* **TASK STATEMENT**
Your task is to retype the lines from the opening of the material through the line that includes "(qlens) at (1921,1230)". Do not copy the pictures.

* **RAW DATA**
>> begin
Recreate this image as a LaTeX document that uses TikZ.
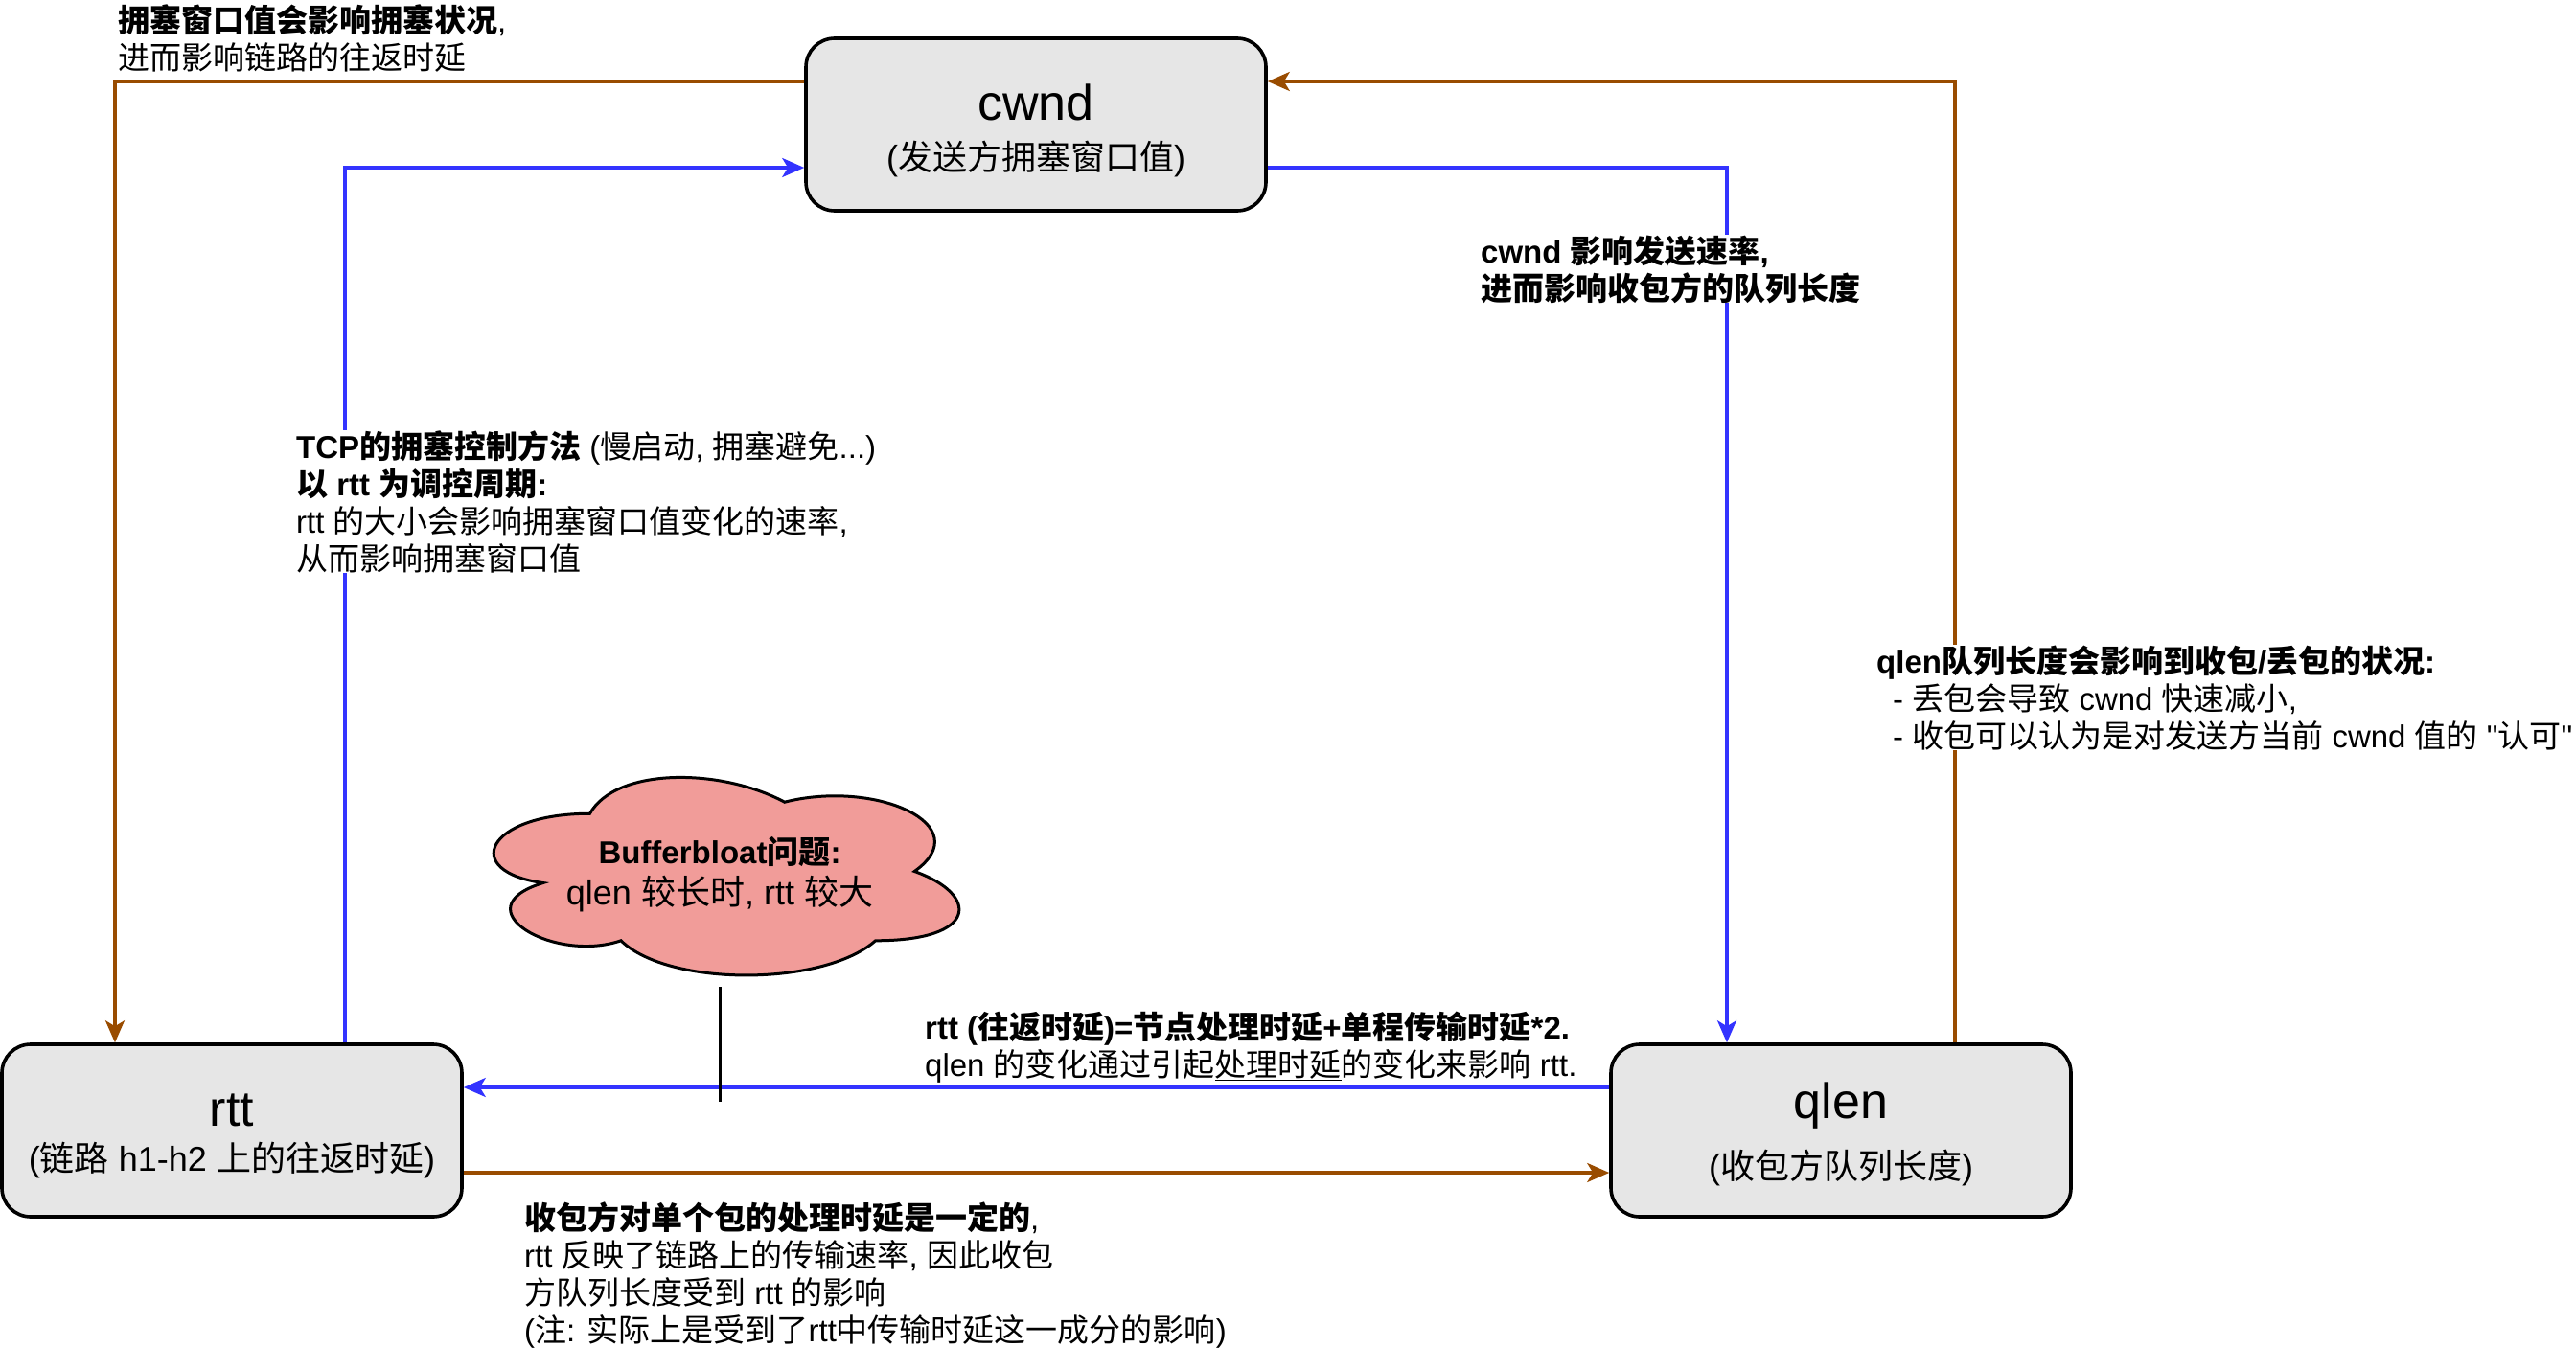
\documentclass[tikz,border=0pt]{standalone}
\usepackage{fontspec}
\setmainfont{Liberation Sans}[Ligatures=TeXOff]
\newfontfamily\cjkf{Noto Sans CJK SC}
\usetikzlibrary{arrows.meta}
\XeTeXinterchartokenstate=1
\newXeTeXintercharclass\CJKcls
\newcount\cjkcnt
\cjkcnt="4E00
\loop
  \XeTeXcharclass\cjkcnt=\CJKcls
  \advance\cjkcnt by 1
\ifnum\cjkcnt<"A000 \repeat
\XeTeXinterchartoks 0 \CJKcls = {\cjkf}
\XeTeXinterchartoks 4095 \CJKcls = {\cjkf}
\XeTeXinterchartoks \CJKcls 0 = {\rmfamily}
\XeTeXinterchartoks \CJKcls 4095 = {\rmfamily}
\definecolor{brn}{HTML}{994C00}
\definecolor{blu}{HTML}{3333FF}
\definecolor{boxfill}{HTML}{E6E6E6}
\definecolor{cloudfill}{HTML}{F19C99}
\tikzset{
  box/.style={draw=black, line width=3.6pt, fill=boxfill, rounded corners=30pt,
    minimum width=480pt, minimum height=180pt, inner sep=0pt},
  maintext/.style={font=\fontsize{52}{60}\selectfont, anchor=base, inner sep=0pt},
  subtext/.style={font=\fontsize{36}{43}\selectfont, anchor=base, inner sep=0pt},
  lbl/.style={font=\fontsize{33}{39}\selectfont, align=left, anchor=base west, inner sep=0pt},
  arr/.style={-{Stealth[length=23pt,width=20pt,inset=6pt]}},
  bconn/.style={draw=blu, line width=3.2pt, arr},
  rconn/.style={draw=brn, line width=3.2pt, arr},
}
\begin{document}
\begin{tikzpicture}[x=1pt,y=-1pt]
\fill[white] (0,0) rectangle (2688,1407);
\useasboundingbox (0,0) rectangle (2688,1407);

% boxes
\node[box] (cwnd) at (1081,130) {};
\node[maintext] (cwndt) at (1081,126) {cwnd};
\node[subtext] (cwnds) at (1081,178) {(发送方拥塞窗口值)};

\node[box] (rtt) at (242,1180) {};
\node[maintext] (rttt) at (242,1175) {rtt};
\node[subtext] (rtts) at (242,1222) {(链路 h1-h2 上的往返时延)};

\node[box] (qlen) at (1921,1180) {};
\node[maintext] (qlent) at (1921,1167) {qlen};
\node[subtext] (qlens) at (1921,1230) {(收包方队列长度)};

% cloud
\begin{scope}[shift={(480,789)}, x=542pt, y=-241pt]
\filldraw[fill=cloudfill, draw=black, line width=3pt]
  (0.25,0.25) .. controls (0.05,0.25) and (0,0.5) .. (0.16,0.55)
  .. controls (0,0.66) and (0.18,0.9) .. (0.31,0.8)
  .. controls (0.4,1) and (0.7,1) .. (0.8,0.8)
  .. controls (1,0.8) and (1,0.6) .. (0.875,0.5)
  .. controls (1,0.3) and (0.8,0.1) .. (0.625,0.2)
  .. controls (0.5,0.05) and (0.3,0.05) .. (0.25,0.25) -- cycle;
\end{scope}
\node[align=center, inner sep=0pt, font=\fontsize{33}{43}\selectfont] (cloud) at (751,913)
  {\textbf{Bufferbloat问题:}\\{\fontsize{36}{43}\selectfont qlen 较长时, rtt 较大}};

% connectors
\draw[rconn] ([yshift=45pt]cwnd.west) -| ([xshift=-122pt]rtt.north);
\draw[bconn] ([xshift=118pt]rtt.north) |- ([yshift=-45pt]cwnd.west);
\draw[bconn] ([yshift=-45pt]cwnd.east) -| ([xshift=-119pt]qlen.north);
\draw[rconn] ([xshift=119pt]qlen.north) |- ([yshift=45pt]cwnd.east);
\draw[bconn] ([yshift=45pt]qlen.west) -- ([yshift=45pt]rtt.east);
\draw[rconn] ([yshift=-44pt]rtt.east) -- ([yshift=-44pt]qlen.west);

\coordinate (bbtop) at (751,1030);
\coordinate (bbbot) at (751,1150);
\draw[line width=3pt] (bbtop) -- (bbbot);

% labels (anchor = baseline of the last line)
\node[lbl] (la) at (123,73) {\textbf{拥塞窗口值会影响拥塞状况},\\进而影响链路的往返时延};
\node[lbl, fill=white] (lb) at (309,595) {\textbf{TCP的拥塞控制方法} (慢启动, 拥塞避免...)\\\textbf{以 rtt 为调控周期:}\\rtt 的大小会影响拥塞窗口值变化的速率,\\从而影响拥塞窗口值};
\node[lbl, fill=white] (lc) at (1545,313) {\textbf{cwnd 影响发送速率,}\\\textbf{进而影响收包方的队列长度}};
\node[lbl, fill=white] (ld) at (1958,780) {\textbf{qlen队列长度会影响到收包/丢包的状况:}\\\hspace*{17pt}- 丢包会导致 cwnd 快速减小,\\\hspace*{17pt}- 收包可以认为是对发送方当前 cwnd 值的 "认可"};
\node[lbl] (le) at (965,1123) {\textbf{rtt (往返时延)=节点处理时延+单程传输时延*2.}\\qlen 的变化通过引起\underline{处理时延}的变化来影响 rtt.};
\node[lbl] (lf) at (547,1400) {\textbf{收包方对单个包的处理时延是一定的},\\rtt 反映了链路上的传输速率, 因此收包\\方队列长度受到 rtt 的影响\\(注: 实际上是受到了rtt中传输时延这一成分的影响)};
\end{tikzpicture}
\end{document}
>> end
* **WORKED SOLUTION**
Recreate this image as a LaTeX document that uses TikZ.
\documentclass[tikz,border=0pt]{standalone}
\usepackage{fontspec}
\setmainfont{Liberation Sans}[Ligatures=TeXOff]
\newfontfamily\cjkf{Noto Sans CJK SC}
\usetikzlibrary{arrows.meta}
\XeTeXinterchartokenstate=1
\newXeTeXintercharclass\CJKcls
\newcount\cjkcnt
\cjkcnt="4E00
\loop
  \XeTeXcharclass\cjkcnt=\CJKcls
  \advance\cjkcnt by 1
\ifnum\cjkcnt<"A000 \repeat
\XeTeXinterchartoks 0 \CJKcls = {\cjkf}
\XeTeXinterchartoks 4095 \CJKcls = {\cjkf}
\XeTeXinterchartoks \CJKcls 0 = {\rmfamily}
\XeTeXinterchartoks \CJKcls 4095 = {\rmfamily}
\definecolor{brn}{HTML}{994C00}
\definecolor{blu}{HTML}{3333FF}
\definecolor{boxfill}{HTML}{E6E6E6}
\definecolor{cloudfill}{HTML}{F19C99}
\tikzset{
  box/.style={draw=black, line width=3.6pt, fill=boxfill, rounded corners=30pt,
    minimum width=480pt, minimum height=180pt, inner sep=0pt},
  maintext/.style={font=\fontsize{52}{60}\selectfont, anchor=base, inner sep=0pt},
  subtext/.style={font=\fontsize{36}{43}\selectfont, anchor=base, inner sep=0pt},
  lbl/.style={font=\fontsize{33}{39}\selectfont, align=left, anchor=base west, inner sep=0pt},
  arr/.style={-{Stealth[length=23pt,width=20pt,inset=6pt]}},
  bconn/.style={draw=blu, line width=3.2pt, arr},
  rconn/.style={draw=brn, line width=3.2pt, arr},
}
\begin{document}
\begin{tikzpicture}[x=1pt,y=-1pt]
\fill[white] (0,0) rectangle (2688,1407);
\useasboundingbox (0,0) rectangle (2688,1407);

% boxes
\node[box] (cwnd) at (1081,130) {};
\node[maintext] (cwndt) at (1081,126) {cwnd};
\node[subtext] (cwnds) at (1081,178) {(发送方拥塞窗口值)};

\node[box] (rtt) at (242,1180) {};
\node[maintext] (rttt) at (242,1175) {rtt};
\node[subtext] (rtts) at (242,1222) {(链路 h1-h2 上的往返时延)};

\node[box] (qlen) at (1921,1180) {};
\node[maintext] (qlent) at (1921,1167) {qlen};
\node[subtext] (qlens) at (1921,1230) {(收包方队列长度)};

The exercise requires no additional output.